Figure 13. A network illustrates relationships among both digital resources, study groups, and samples. Analytical data (black nodes), procotols, and mansuscripts (pink nodes) are available across different digital resources. Studies may be defined differently in repositories vs. within manuscripts, e.g. the CIDC-UGA established three gentic studies (tan nodes) and deposited data from each genetic study into three studies on Metabolomics Workbench (purple nodes).

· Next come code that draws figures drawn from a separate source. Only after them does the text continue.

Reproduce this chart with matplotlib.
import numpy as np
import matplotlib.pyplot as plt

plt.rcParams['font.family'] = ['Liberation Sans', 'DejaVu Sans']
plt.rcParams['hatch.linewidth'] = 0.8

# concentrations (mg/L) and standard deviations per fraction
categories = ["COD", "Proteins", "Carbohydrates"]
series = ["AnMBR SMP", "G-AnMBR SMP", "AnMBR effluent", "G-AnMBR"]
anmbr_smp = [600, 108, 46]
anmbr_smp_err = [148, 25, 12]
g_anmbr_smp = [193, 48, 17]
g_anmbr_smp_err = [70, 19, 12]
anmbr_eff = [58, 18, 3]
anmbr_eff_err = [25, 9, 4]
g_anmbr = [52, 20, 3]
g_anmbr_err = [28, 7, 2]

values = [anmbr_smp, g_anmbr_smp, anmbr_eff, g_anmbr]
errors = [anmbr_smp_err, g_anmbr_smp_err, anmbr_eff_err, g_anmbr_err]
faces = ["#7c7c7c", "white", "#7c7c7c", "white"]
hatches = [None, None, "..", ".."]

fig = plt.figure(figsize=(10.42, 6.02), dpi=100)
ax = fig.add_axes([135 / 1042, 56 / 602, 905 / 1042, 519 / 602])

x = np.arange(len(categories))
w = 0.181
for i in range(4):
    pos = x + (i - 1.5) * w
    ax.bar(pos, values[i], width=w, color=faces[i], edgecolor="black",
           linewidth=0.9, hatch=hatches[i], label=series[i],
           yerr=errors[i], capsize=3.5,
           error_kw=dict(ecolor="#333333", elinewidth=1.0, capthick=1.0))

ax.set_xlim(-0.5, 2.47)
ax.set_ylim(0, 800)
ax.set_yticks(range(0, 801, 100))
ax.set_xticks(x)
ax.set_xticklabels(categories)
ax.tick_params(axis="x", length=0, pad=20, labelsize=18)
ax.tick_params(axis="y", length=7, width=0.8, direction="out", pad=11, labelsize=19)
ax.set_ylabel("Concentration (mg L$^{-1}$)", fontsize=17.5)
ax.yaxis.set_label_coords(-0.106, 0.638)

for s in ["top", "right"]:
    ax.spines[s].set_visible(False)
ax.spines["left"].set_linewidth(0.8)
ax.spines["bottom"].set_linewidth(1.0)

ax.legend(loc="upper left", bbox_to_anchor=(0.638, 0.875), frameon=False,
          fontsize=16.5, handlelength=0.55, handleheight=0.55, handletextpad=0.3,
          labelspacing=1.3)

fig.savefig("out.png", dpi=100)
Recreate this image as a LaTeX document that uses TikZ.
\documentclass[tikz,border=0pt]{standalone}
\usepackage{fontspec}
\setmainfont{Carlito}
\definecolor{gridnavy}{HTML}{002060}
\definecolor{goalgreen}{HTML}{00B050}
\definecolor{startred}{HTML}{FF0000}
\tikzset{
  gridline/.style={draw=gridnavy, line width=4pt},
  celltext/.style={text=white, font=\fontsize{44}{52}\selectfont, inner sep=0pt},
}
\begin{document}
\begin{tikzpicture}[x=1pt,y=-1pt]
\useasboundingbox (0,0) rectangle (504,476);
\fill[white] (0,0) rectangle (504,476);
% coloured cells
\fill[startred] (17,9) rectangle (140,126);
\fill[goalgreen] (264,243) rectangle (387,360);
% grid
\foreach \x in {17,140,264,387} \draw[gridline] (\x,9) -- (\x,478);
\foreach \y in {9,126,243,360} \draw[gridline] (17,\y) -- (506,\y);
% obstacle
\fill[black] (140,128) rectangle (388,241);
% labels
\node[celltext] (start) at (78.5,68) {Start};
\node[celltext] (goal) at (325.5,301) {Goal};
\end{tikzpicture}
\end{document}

Scientists often further group samples into blocks or batches (blue nodes), e.g. ‘Batch 1’, ‘Set 1’. Further, scientists often alias samples or experimental groups (orange nodes). A network can help scientists understand how samples were grouped and aliased and enable scientitists to navigate across studies and digital resources with ease.